The WEA should go voluntary voluntarily. That's one way to keep itself out of court. But instead, it continues to put itself above workers it claims to represent. Consider its effort this year to see House Bill 2079 passed. The bill attempted to mitigate a U.S. Supreme Court ruling against the WEA and allow the union more leeway with educators' dues. The bill was signed by Gregoire, who should be ashamed of her approval. It's a reversal. When she was attorney general she stood against such practices, siding with free speech rights and the vast majority of voters who in 1992 voted for Initiative 134 - the protective measure that has been challenged in the courts, the protective measure vindicated by all nine U.S. Supreme Court justices, the protective measure the union continues to defy.
Elizabeth Hovde 's column of personal opinion appears on the Other Opinions page each Thursday. Reach her at ehovde@earthlink.net
Ping!
Thank you, Mark Levin.
It should be a nation wide law making it illegal for unions to donate money or otherwise get involved in ANY political campaigning PERIOD.
Union dues belong to it's members, and should be used for member benefits as was the origional idea. It could be put to much better use, such as cheaper group medical insurance, tuition grants for union members children, pension top ups, etc etc.
Instead, they spend hundreds of millions propping up corrupt democrats in hopes of robbing the treasury for member benefits, which they'll pay for through higher taxes anyways.
Unions and their retarded Marxist idiology just can't seem to grasp the unworkable vicious cirle their beliefs creatre, which always ends in mass murder by a Stalin or Hitler who comes along eventually to wipe the slate clean and start it all over again.
Of course, now the law is the problem, in the WEA's view.

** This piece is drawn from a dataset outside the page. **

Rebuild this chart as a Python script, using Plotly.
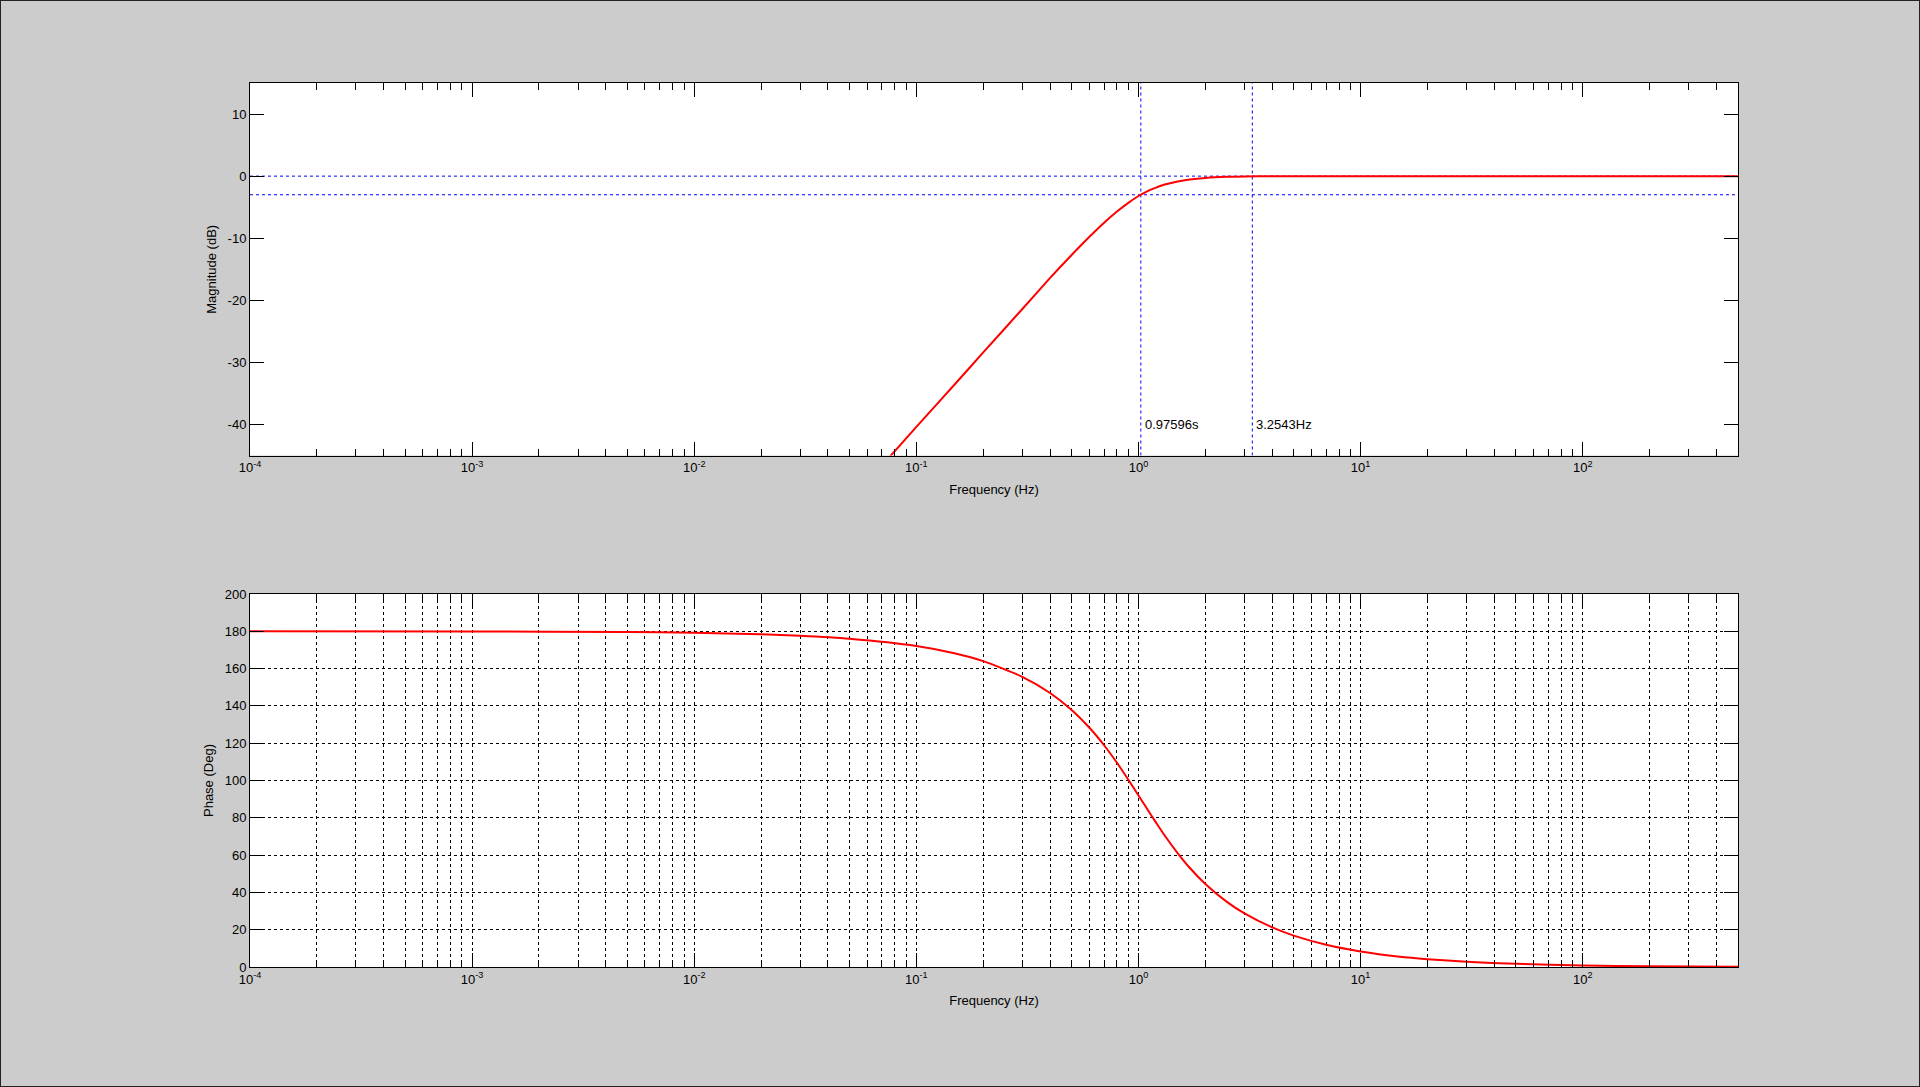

There is a veto-proof majority of Rats in the WA State Legislature, all they gotta do is pull the strings there.
No big deal, they do it all the time.
Agree completely. Unions should not be involved in politics but crooked politicians and unions would have a hard time surviving without each other.
I like your tag line.
Yes, Ms. Hovde writes great columns, IMO.
The control the Rats have in our legislature is sickening, they don’t even attempt to disguise their partisanship any longer.

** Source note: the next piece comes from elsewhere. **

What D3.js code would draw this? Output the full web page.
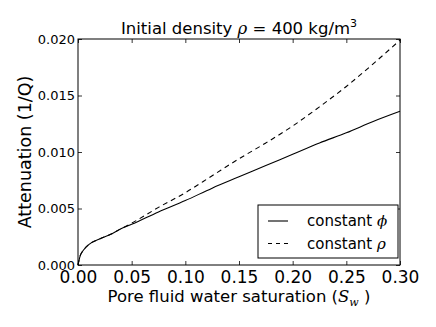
<!DOCTYPE html>
<html>
<head>
<meta charset="utf-8">
<script src="https://cdn.jsdelivr.net/npm/d3@7"></script>
<style>
  body { margin: 0; background: #fff; }
  text { font-family: "DejaVu Sans", sans-serif; fill: #000; }
  .math { font-family: "DejaVu Serif", serif; font-style: italic; }
</style>
</head>
<body>
<div id="chart"></div>
<script>
// ----------------------------
// Data
// ----------------------------
var saturation = [0, 0.002, 0.005, 0.01, 0.02, 0.03, 0.04, 0.05, 0.075, 0.1, 0.125, 0.15, 0.175, 0.2, 0.225, 0.25, 0.275, 0.3];
var constPhi = [0, 0.0008, 0.0013, 0.0018, 0.0023, 0.0027, 0.0032, 0.0036, 0.0047, 0.0057, 0.0068, 0.0078, 0.0088, 0.0098, 0.0108, 0.0117, 0.0127, 0.0136];
var constRho = [0, 0.0008, 0.0013, 0.0018, 0.0023, 0.0027, 0.0032, 0.0037, 0.0051, 0.0064, 0.0079, 0.0094, 0.0108, 0.0123, 0.0140, 0.0158, 0.0178, 0.0199];
var xTicks = [0, 0.05, 0.10, 0.15, 0.20, 0.25, 0.30];
var yTicks = [0, 0.005, 0.010, 0.015, 0.020];

var W = 436, H = 327;
var m = {left: 78, right: 36, top: 39, bottom: 62};
var iw = W - m.left - m.right, ih = H - m.top - m.bottom;

var svg = d3.select("#chart").append("svg")
  .attr("width", W).attr("height", H);

var x = d3.scaleLinear().domain([0, 0.30]).range([0, iw]);
var y = d3.scaleLinear().domain([0, 0.020]).range([ih, 0]);

var g = svg.append("g").attr("transform", `translate(${m.left},${m.top})`);

// ----------------------------
// Axes (ticks inward, on all four sides)
// ----------------------------
var tl = 4;
var xb = g.append("g").attr("transform", `translate(0,${ih})`)
  .call(d3.axisBottom(x).tickValues(xTicks).tickSizeInner(-tl).tickSizeOuter(0).tickPadding(4).tickFormat(d3.format(".2f")));
xb.selectAll("text").attr("font-size", 17).attr("font-family", "DejaVu Sans").attr("dy", "0.85em");
g.append("g")
  .call(d3.axisTop(x).tickValues(xTicks).tickSizeInner(-tl).tickSizeOuter(0).tickFormat(""));
var yl = g.append("g")
  .call(d3.axisLeft(y).tickValues(yTicks).tickSizeInner(-tl).tickSizeOuter(0).tickPadding(3).tickFormat(d3.format(".3f")));
yl.selectAll("text").attr("font-size", 13).attr("font-family", "DejaVu Sans");
g.append("g").attr("transform", `translate(${iw},0)`)
  .call(d3.axisRight(y).tickValues(yTicks).tickSizeInner(-tl).tickSizeOuter(0).tickFormat(""));
g.selectAll(".domain").remove();
g.selectAll(".tick line").attr("stroke", "#000").attr("stroke-width", 0.8);

// ----------------------------
// Curves
// ----------------------------
var line = d3.line()
  .x((d, i) => x(saturation[i]))
  .y(d => y(d))
  .curve(d3.curveMonotoneX);

g.append("path").datum(constPhi)
  .attr("d", line).attr("fill", "none")
  .attr("stroke", "#000").attr("stroke-width", 1.1);
g.append("path").datum(constRho)
  .attr("d", line).attr("fill", "none")
  .attr("stroke", "#000").attr("stroke-width", 1.1)
  .attr("stroke-dasharray", "5,4");

// frame
g.append("rect").attr("width", iw).attr("height", ih)
  .attr("fill", "none").attr("stroke", "#000").attr("stroke-width", 1);

// ----------------------------
// Legend
// ----------------------------
var leg = g.append("g").attr("transform", `translate(${258 - m.left},${205 - m.top})`);
leg.append("rect").attr("width", 140).attr("height", 53)
  .attr("fill", "#fff").attr("stroke", "#000").attr("stroke-width", 1);
var entries = [{label: "constant ", sym: "ϕ", dash: null}, {label: "constant ", sym: "ρ", dash: "4,4"}];
entries.forEach(function(e, i) {
  var yy = 16 + i * 22.5;
  leg.append("line").attr("x1", 10).attr("x2", 30).attr("y1", yy).attr("y2", yy)
    .attr("stroke", "#000").attr("stroke-width", 1.1)
    .attr("stroke-dasharray", e.dash);
  var t = leg.append("text").attr("x", 49).attr("y", yy + 5).attr("font-size", 15);
  t.append("tspan").text(e.label);
  t.append("tspan").attr("class", "math").text(e.sym);
});

// ----------------------------
// Title and axis labels
// ----------------------------
var title = svg.append("text").attr("x", m.left + iw / 2).attr("y", 34)
  .attr("text-anchor", "middle").attr("font-size", 16.5);
title.append("tspan").text("Initial density ");
title.append("tspan").attr("class", "math").text("ρ");
title.append("tspan").text(" = 400 kg/m");
title.append("tspan").attr("font-size", 11).attr("dy", -7).text("3");

var xlab = svg.append("text").attr("x", m.left + iw / 2).attr("y", 302)
  .attr("text-anchor", "middle").attr("font-size", 16.5);
xlab.append("tspan").text("Pore fluid water saturation (");
xlab.append("tspan").attr("class", "math").text("S");
xlab.append("tspan").attr("class", "math").attr("font-size", 11).attr("dy", 4).text("w");
xlab.append("tspan").attr("dy", -4).text(" )");

svg.append("text")
  .attr("transform", `translate(31,${m.top + ih / 2}) rotate(-90)`)
  .attr("text-anchor", "middle").attr("font-size", 17.5)
  .text("Attenuation (1/Q)");
</script>
</body>
</html>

Thanks! I took it from another FReeper who used it as a post on a shamnesty thread!
Note: I am not going to be around much, if at all, until July 4th. Traveling with little opportunity for Internet.
Say WA? Evergreen State ping
FReepmail sionnsar if you want on or off this ping list.
Ping sionnsar if you see a Washington state related thread.
Good news :
The U.S. Supreme Court on Thursday upheld Washingtons voter-approved campaign-finance law in a long-running dispute about the state teachers unions use of nonmembers fees for political purposes.